▶ _RECORDED INFORMATION_:
==============================
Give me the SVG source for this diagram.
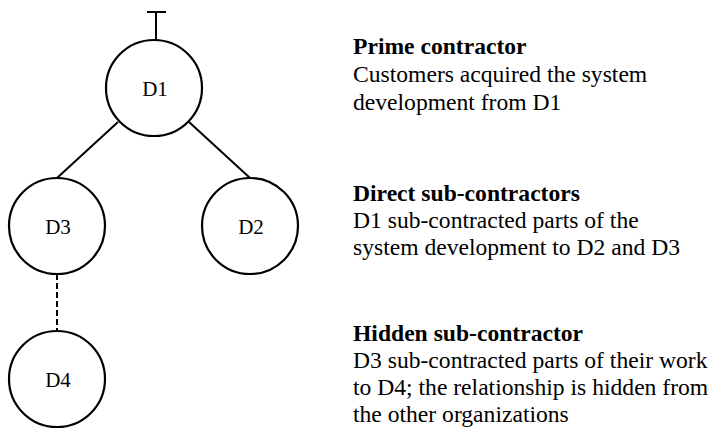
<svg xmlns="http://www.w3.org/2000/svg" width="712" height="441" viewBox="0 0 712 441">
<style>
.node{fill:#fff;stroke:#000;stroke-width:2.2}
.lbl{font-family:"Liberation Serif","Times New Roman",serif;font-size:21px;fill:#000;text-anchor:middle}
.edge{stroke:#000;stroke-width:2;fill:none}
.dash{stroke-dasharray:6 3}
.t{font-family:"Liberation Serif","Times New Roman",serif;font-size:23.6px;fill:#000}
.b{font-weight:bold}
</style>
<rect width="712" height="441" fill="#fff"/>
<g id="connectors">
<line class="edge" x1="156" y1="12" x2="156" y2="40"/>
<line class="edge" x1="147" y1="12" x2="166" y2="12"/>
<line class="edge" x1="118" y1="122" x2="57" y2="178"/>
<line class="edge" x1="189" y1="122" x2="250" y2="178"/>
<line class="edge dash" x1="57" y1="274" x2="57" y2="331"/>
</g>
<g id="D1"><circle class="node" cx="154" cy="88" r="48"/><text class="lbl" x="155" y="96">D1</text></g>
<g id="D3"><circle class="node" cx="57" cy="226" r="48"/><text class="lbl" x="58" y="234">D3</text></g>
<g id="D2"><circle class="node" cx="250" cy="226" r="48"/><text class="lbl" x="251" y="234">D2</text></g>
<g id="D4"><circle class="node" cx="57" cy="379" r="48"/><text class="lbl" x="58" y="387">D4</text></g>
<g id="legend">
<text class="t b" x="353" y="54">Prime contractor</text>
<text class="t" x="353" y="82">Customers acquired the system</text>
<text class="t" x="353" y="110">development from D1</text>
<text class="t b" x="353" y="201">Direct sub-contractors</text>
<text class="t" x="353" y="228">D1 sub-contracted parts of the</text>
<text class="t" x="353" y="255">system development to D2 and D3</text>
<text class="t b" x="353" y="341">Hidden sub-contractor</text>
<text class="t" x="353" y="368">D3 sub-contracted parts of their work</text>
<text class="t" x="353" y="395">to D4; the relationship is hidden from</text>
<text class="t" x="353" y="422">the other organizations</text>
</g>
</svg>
==============================
Extract the full listing exactly, with the pictures left out.

Give me the SVG source for this diagram.
<svg xmlns="http://www.w3.org/2000/svg" width="712" height="441" viewBox="0 0 712 441">
<style>
.node{fill:#fff;stroke:#000;stroke-width:2.2}
.lbl{font-family:"Liberation Serif","Times New Roman",serif;font-size:21px;fill:#000;text-anchor:middle}
.edge{stroke:#000;stroke-width:2;fill:none}
.dash{stroke-dasharray:6 3}
.t{font-family:"Liberation Serif","Times New Roman",serif;font-size:23.6px;fill:#000}
.b{font-weight:bold}
</style>
<rect width="712" height="441" fill="#fff"/>
<g id="connectors">
<line class="edge" x1="156" y1="12" x2="156" y2="40"/>
<line class="edge" x1="147" y1="12" x2="166" y2="12"/>
<line class="edge" x1="118" y1="122" x2="57" y2="178"/>
<line class="edge" x1="189" y1="122" x2="250" y2="178"/>
<line class="edge dash" x1="57" y1="274" x2="57" y2="331"/>
</g>
<g id="D1"><circle class="node" cx="154" cy="88" r="48"/><text class="lbl" x="155" y="96">D1</text></g>
<g id="D3"><circle class="node" cx="57" cy="226" r="48"/><text class="lbl" x="58" y="234">D3</text></g>
<g id="D2"><circle class="node" cx="250" cy="226" r="48"/><text class="lbl" x="251" y="234">D2</text></g>
<g id="D4"><circle class="node" cx="57" cy="379" r="48"/><text class="lbl" x="58" y="387">D4</text></g>
<g id="legend">
<text class="t b" x="353" y="54">Prime contractor</text>
<text class="t" x="353" y="82">Customers acquired the system</text>
<text class="t" x="353" y="110">development from D1</text>
<text class="t b" x="353" y="201">Direct sub-contractors</text>
<text class="t" x="353" y="228">D1 sub-contracted parts of the</text>
<text class="t" x="353" y="255">system development to D2 and D3</text>
<text class="t b" x="353" y="341">Hidden sub-contractor</text>
<text class="t" x="353" y="368">D3 sub-contracted parts of their work</text>
<text class="t" x="353" y="395">to D4; the relationship is hidden from</text>
<text class="t" x="353" y="422">the other organizations</text>
</g>
</svg>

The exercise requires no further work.